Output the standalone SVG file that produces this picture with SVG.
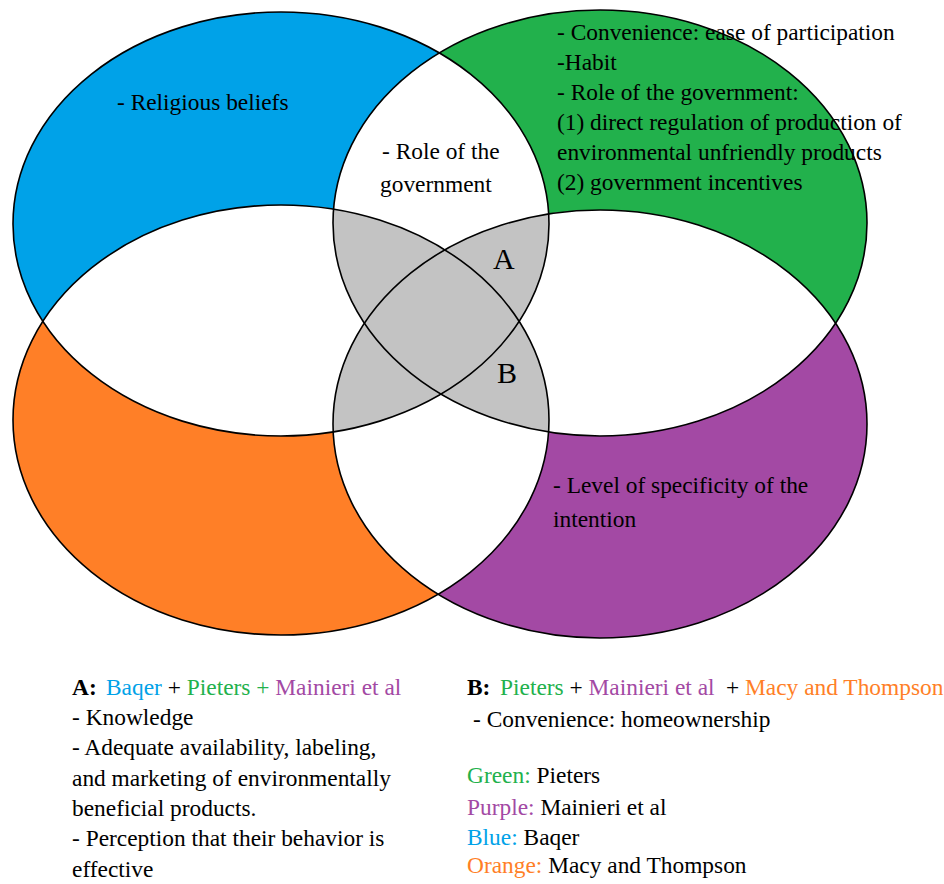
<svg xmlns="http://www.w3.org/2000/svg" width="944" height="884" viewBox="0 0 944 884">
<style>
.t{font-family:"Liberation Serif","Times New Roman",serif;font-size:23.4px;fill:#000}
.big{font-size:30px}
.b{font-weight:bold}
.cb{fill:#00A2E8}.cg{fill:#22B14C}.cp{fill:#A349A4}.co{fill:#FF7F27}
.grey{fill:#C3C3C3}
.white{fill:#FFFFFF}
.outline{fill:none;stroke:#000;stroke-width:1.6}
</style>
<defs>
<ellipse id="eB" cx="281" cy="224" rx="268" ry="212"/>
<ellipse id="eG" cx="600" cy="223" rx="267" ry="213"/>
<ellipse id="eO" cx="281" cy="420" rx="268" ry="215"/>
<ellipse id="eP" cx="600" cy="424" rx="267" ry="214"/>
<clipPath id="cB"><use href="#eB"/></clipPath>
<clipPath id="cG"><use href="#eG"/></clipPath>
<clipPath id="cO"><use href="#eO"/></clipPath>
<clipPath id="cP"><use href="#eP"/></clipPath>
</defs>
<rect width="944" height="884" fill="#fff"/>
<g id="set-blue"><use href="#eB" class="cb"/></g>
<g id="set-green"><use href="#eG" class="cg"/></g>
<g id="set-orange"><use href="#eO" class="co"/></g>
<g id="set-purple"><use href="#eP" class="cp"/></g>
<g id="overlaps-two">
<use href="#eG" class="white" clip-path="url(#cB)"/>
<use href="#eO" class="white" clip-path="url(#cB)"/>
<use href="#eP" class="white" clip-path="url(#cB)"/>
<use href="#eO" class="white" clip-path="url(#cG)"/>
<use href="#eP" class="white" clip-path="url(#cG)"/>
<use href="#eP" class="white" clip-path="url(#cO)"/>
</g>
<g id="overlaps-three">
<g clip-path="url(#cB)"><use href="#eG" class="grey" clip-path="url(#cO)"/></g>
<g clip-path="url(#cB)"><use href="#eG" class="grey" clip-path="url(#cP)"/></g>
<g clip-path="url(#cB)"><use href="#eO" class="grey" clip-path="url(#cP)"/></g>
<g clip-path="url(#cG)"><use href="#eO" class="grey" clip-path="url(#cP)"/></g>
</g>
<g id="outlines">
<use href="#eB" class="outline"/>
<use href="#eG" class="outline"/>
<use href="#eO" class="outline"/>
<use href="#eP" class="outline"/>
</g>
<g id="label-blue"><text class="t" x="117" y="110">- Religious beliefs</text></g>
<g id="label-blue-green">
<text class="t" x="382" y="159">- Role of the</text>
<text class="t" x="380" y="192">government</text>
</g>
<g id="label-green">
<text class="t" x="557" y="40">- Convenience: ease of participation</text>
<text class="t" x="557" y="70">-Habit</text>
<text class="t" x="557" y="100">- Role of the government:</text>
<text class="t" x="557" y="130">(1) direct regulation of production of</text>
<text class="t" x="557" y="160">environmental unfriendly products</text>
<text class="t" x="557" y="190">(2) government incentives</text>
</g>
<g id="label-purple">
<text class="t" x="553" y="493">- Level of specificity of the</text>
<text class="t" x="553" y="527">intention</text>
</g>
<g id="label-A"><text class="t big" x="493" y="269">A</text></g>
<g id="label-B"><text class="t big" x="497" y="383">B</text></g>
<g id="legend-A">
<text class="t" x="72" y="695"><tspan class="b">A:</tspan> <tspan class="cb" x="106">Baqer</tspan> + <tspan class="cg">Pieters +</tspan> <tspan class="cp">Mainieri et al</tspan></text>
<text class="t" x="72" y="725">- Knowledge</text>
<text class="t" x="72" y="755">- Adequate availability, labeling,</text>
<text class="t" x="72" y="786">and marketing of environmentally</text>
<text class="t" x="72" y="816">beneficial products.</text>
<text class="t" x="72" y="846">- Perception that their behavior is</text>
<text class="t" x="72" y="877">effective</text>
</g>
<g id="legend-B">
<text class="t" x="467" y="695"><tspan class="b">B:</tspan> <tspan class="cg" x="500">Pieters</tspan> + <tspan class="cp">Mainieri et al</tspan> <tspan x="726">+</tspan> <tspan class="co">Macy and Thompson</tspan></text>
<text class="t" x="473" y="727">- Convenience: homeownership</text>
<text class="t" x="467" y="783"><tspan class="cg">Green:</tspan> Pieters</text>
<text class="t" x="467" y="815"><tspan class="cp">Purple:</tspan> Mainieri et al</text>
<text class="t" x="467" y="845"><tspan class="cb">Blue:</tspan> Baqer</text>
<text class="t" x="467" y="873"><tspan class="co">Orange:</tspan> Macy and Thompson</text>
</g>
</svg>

==================================================

Repeat the data above exactly, but not the pictures.

• _Reply to the task_
Output the standalone SVG file that produces this picture with SVG.
<svg xmlns="http://www.w3.org/2000/svg" width="944" height="884" viewBox="0 0 944 884">
<style>
.t{font-family:"Liberation Serif","Times New Roman",serif;font-size:23.4px;fill:#000}
.big{font-size:30px}
.b{font-weight:bold}
.cb{fill:#00A2E8}.cg{fill:#22B14C}.cp{fill:#A349A4}.co{fill:#FF7F27}
.grey{fill:#C3C3C3}
.white{fill:#FFFFFF}
.outline{fill:none;stroke:#000;stroke-width:1.6}
</style>
<defs>
<ellipse id="eB" cx="281" cy="224" rx="268" ry="212"/>
<ellipse id="eG" cx="600" cy="223" rx="267" ry="213"/>
<ellipse id="eO" cx="281" cy="420" rx="268" ry="215"/>
<ellipse id="eP" cx="600" cy="424" rx="267" ry="214"/>
<clipPath id="cB"><use href="#eB"/></clipPath>
<clipPath id="cG"><use href="#eG"/></clipPath>
<clipPath id="cO"><use href="#eO"/></clipPath>
<clipPath id="cP"><use href="#eP"/></clipPath>
</defs>
<rect width="944" height="884" fill="#fff"/>
<g id="set-blue"><use href="#eB" class="cb"/></g>
<g id="set-green"><use href="#eG" class="cg"/></g>
<g id="set-orange"><use href="#eO" class="co"/></g>
<g id="set-purple"><use href="#eP" class="cp"/></g>
<g id="overlaps-two">
<use href="#eG" class="white" clip-path="url(#cB)"/>
<use href="#eO" class="white" clip-path="url(#cB)"/>
<use href="#eP" class="white" clip-path="url(#cB)"/>
<use href="#eO" class="white" clip-path="url(#cG)"/>
<use href="#eP" class="white" clip-path="url(#cG)"/>
<use href="#eP" class="white" clip-path="url(#cO)"/>
</g>
<g id="overlaps-three">
<g clip-path="url(#cB)"><use href="#eG" class="grey" clip-path="url(#cO)"/></g>
<g clip-path="url(#cB)"><use href="#eG" class="grey" clip-path="url(#cP)"/></g>
<g clip-path="url(#cB)"><use href="#eO" class="grey" clip-path="url(#cP)"/></g>
<g clip-path="url(#cG)"><use href="#eO" class="grey" clip-path="url(#cP)"/></g>
</g>
<g id="outlines">
<use href="#eB" class="outline"/>
<use href="#eG" class="outline"/>
<use href="#eO" class="outline"/>
<use href="#eP" class="outline"/>
</g>
<g id="label-blue"><text class="t" x="117" y="110">- Religious beliefs</text></g>
<g id="label-blue-green">
<text class="t" x="382" y="159">- Role of the</text>
<text class="t" x="380" y="192">government</text>
</g>
<g id="label-green">
<text class="t" x="557" y="40">- Convenience: ease of participation</text>
<text class="t" x="557" y="70">-Habit</text>
<text class="t" x="557" y="100">- Role of the government:</text>
<text class="t" x="557" y="130">(1) direct regulation of production of</text>
<text class="t" x="557" y="160">environmental unfriendly products</text>
<text class="t" x="557" y="190">(2) government incentives</text>
</g>
<g id="label-purple">
<text class="t" x="553" y="493">- Level of specificity of the</text>
<text class="t" x="553" y="527">intention</text>
</g>
<g id="label-A"><text class="t big" x="493" y="269">A</text></g>
<g id="label-B"><text class="t big" x="497" y="383">B</text></g>
<g id="legend-A">
<text class="t" x="72" y="695"><tspan class="b">A:</tspan> <tspan class="cb" x="106">Baqer</tspan> + <tspan class="cg">Pieters +</tspan> <tspan class="cp">Mainieri et al</tspan></text>
<text class="t" x="72" y="725">- Knowledge</text>
<text class="t" x="72" y="755">- Adequate availability, labeling,</text>
<text class="t" x="72" y="786">and marketing of environmentally</text>
<text class="t" x="72" y="816">beneficial products.</text>
<text class="t" x="72" y="846">- Perception that their behavior is</text>
<text class="t" x="72" y="877">effective</text>
</g>
<g id="legend-B">
<text class="t" x="467" y="695"><tspan class="b">B:</tspan> <tspan class="cg" x="500">Pieters</tspan> + <tspan class="cp">Mainieri et al</tspan> <tspan x="726">+</tspan> <tspan class="co">Macy and Thompson</tspan></text>
<text class="t" x="473" y="727">- Convenience: homeownership</text>
<text class="t" x="467" y="783"><tspan class="cg">Green:</tspan> Pieters</text>
<text class="t" x="467" y="815"><tspan class="cp">Purple:</tspan> Mainieri et al</text>
<text class="t" x="467" y="845"><tspan class="cb">Blue:</tspan> Baqer</text>
<text class="t" x="467" y="873"><tspan class="co">Orange:</tspan> Macy and Thompson</text>
</g>
</svg>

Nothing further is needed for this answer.